● Dataset excerpt
####

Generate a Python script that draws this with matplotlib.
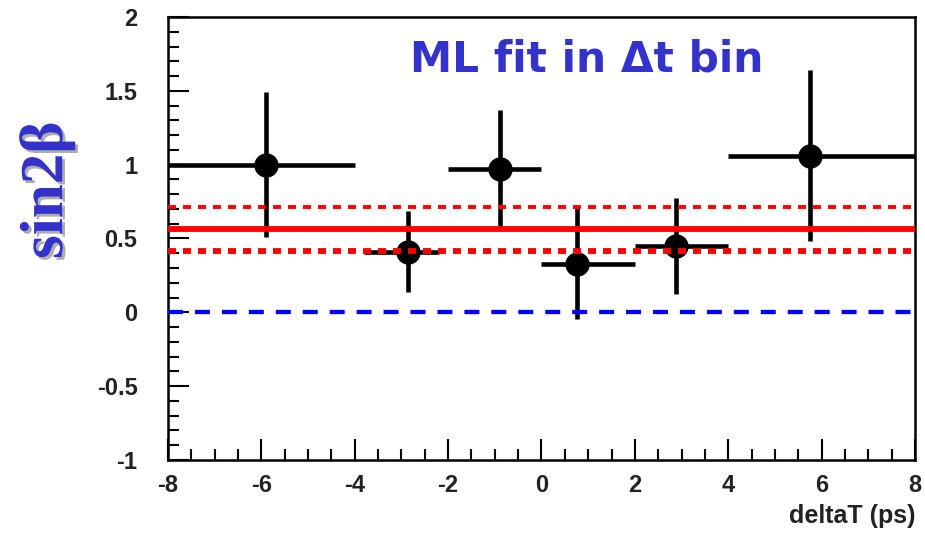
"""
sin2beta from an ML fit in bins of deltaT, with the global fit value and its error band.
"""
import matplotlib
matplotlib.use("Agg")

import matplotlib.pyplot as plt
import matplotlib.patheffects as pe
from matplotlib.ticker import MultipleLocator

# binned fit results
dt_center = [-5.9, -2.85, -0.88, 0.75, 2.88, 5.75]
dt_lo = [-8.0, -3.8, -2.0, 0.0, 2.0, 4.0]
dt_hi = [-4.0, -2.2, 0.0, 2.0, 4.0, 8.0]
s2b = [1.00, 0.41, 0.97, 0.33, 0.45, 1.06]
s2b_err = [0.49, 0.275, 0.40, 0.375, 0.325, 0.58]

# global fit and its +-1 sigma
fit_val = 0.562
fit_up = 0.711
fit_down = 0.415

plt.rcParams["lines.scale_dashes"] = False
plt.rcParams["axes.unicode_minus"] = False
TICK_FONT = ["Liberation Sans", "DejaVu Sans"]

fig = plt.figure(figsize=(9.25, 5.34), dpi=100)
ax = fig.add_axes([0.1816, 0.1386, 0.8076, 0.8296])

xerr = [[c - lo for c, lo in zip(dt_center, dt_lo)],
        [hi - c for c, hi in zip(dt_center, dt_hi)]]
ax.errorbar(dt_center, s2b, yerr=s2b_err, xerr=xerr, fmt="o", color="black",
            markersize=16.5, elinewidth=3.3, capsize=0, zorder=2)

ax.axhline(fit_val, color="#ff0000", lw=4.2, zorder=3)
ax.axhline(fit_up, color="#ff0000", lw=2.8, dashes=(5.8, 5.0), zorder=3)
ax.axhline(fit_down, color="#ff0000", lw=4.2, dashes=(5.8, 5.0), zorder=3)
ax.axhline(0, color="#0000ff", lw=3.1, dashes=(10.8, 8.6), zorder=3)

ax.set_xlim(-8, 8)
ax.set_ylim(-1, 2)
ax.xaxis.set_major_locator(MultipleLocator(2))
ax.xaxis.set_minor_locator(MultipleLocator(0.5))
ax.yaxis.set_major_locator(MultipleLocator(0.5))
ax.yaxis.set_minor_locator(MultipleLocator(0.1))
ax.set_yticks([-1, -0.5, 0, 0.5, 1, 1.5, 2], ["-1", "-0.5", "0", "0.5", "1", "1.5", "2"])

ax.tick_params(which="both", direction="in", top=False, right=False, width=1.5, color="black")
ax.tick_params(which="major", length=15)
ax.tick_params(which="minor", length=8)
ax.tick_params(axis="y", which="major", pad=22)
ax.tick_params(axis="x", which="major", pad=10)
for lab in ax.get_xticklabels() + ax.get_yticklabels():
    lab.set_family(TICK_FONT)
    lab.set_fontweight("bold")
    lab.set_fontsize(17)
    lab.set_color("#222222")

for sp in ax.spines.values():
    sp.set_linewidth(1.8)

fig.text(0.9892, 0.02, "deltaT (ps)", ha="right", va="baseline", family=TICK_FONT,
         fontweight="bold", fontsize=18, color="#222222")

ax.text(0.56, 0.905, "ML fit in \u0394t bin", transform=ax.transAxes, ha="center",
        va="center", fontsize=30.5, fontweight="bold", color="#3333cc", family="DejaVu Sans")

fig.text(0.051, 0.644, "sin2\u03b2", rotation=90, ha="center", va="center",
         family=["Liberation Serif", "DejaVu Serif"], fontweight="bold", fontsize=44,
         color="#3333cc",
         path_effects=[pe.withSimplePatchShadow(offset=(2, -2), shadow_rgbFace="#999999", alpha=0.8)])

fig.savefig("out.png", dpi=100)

####

● Work to do
Using the listing, collect all lines in which the string "matplotlib" is found.

● Reply
Generate a Python script that draws this with matplotlib.
import matplotlib
matplotlib.use("Agg")
import matplotlib.pyplot as plt
import matplotlib.patheffects as pe
from matplotlib.ticker import MultipleLocator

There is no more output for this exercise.